▶ INFORMATION SUPPLIED
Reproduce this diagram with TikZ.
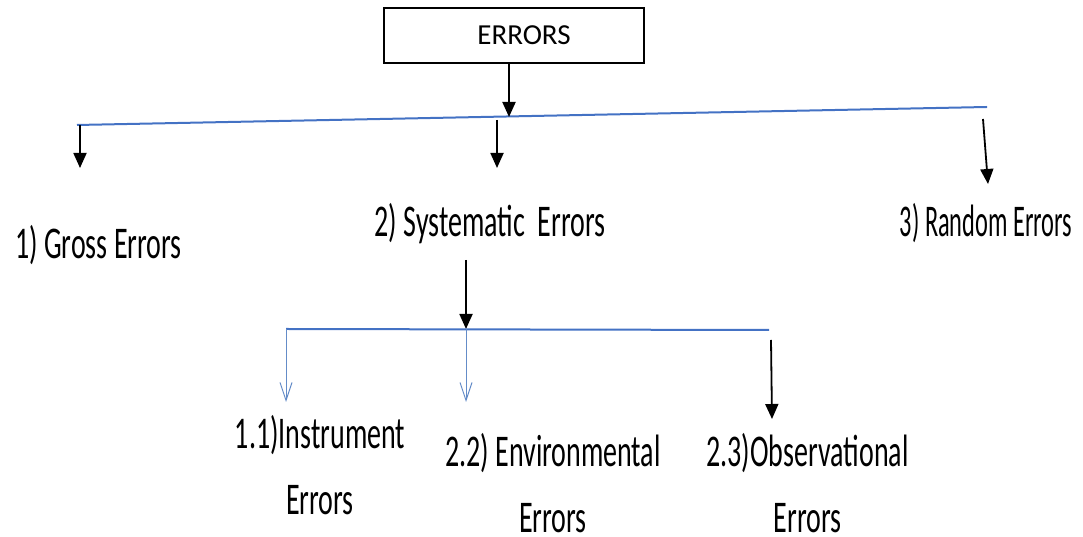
\documentclass[tikz,border=0pt]{standalone}
\usepackage{fontspec}
\setmainfont{Carlito}
\usetikzlibrary{arrows.meta}
\definecolor{lineblue}{RGB}{68,114,196}
\definecolor{thinblue}{RGB}{100,140,200}
\newcommand{\biglabel}[2][1]{\scalebox{#1}[1.62]{\fontsize{28}{41}\selectfont\vbox{\halign{\hfil##\hfil\cr #2\cr}}}}
\tikzset{
  blk/.style={draw=black, line width=1.8pt, -{Triangle[length=15pt,width=13pt]}},
  bluebar/.style={draw=lineblue, line width=2pt},
  bluearr/.style={draw=thinblue, line width=1pt, -{Straight Barb[length=18pt,width=12pt,line width=1pt]}},
  lbl/.style={inner sep=0pt, anchor=center},
  topbox/.style={draw=black, line width=1.5pt, minimum width=260pt, minimum height=55pt, inner sep=0pt, font=\fontsize{29}{34}\selectfont}
}
\begin{document}
\begin{tikzpicture}[x=1pt,y=1pt]
\useasboundingbox (0,0) rectangle (1083,537);
% top box
\node[topbox] (errors) at (514,501.5) {\hspace*{20pt}ERRORS};
% main horizontal line
\coordinate (barL) at (77,412);
\coordinate (barR) at (987,430);
\draw[bluebar] (barL) -- (barR);
\coordinate (barMid) at (509,420);
\draw[blk, line width=2pt] (errors.south -| barMid) -- (barMid);
% branch arrows
\coordinate (gA) at (80,412);
\coordinate (gB) at (80,369);
\coordinate (sA) at (497,417);
\coordinate (sB) at (497,369);
\coordinate (rA) at (983,418);
\coordinate (rB) at (988,353);
\draw[blk] (gA) -- (gB);
\draw[blk] (sA) -- (sB);
\draw[blk] (rA) -- (rB);
% labels level 1
\node[lbl] (gross) at (98.5,292) {\biglabel{1) Gross Errors}};
\node[lbl] (sys) at (490,313) {\biglabel{2) Systematic\ \ Errors}};
\node[lbl] (rand) at (986,314) {\biglabel[0.87]{3) Random Errors}};
% systematic sub-branch
\coordinate (sysStart) at (466,277);
\coordinate (subMid) at (466,208);
\draw[blk] (sysStart) -- (subMid);
\coordinate (subL) at (286,208);
\coordinate (subR) at (769,207);
\draw[bluebar] (subL) -- (subR);
\coordinate (iB) at (286,135);
\coordinate (eB) at (466,135);
\draw[bluearr] (subL) -- (iB);
\draw[bluearr] (subMid) -- (eB);
\coordinate (oA) at (771,197);
\coordinate (oB) at (772,118);
\draw[blk] (oA) -- (oB);
% labels level 2
\node[lbl, anchor=south] (instr) at (320,22) {\biglabel{1.1)Instrument\cr Errors}};
\node[lbl, anchor=south] (env) at (553,4) {\biglabel{2.2) Environmental\cr Errors}};
\node[lbl, anchor=south] (obs) at (807.5,4) {\biglabel{2.3)Observational\cr Errors}};
\end{tikzpicture}
\end{document}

▶ SHORT TASK
Exclude the pictures. Write out the remaining data exactly.

▶ EXERCISE RESULT
Reproduce this diagram with TikZ.
\documentclass[tikz,border=0pt]{standalone}
\usepackage{fontspec}
\setmainfont{Carlito}
\usetikzlibrary{arrows.meta}
\definecolor{lineblue}{RGB}{68,114,196}
\definecolor{thinblue}{RGB}{100,140,200}
\newcommand{\biglabel}[2][1]{\scalebox{#1}[1.62]{\fontsize{28}{41}\selectfont\vbox{\halign{\hfil##\hfil\cr #2\cr}}}}
\tikzset{
  blk/.style={draw=black, line width=1.8pt, -{Triangle[length=15pt,width=13pt]}},
  bluebar/.style={draw=lineblue, line width=2pt},
  bluearr/.style={draw=thinblue, line width=1pt, -{Straight Barb[length=18pt,width=12pt,line width=1pt]}},
  lbl/.style={inner sep=0pt, anchor=center},
  topbox/.style={draw=black, line width=1.5pt, minimum width=260pt, minimum height=55pt, inner sep=0pt, font=\fontsize{29}{34}\selectfont}
}
\begin{document}
\begin{tikzpicture}[x=1pt,y=1pt]
\useasboundingbox (0,0) rectangle (1083,537);
% top box
\node[topbox] (errors) at (514,501.5) {\hspace*{20pt}ERRORS};
% main horizontal line
\coordinate (barL) at (77,412);
\coordinate (barR) at (987,430);
\draw[bluebar] (barL) -- (barR);
\coordinate (barMid) at (509,420);
\draw[blk, line width=2pt] (errors.south -| barMid) -- (barMid);
% branch arrows
\coordinate (gA) at (80,412);
\coordinate (gB) at (80,369);
\coordinate (sA) at (497,417);
\coordinate (sB) at (497,369);
\coordinate (rA) at (983,418);
\coordinate (rB) at (988,353);
\draw[blk] (gA) -- (gB);
\draw[blk] (sA) -- (sB);
\draw[blk] (rA) -- (rB);
% labels level 1
\node[lbl] (gross) at (98.5,292) {\biglabel{1) Gross Errors}};
\node[lbl] (sys) at (490,313) {\biglabel{2) Systematic\ \ Errors}};
\node[lbl] (rand) at (986,314) {\biglabel[0.87]{3) Random Errors}};
% systematic sub-branch
\coordinate (sysStart) at (466,277);
\coordinate (subMid) at (466,208);
\draw[blk] (sysStart) -- (subMid);
\coordinate (subL) at (286,208);
\coordinate (subR) at (769,207);
\draw[bluebar] (subL) -- (subR);
\coordinate (iB) at (286,135);
\coordinate (eB) at (466,135);
\draw[bluearr] (subL) -- (iB);
\draw[bluearr] (subMid) -- (eB);
\coordinate (oA) at (771,197);
\coordinate (oB) at (772,118);
\draw[blk] (oA) -- (oB);
% labels level 2
\node[lbl, anchor=south] (instr) at (320,22) {\biglabel{1.1)Instrument\cr Errors}};
\node[lbl, anchor=south] (env) at (553,4) {\biglabel{2.2) Environmental\cr Errors}};
\node[lbl, anchor=south] (obs) at (807.5,4) {\biglabel{2.3)Observational\cr Errors}};
\end{tikzpicture}
\end{document}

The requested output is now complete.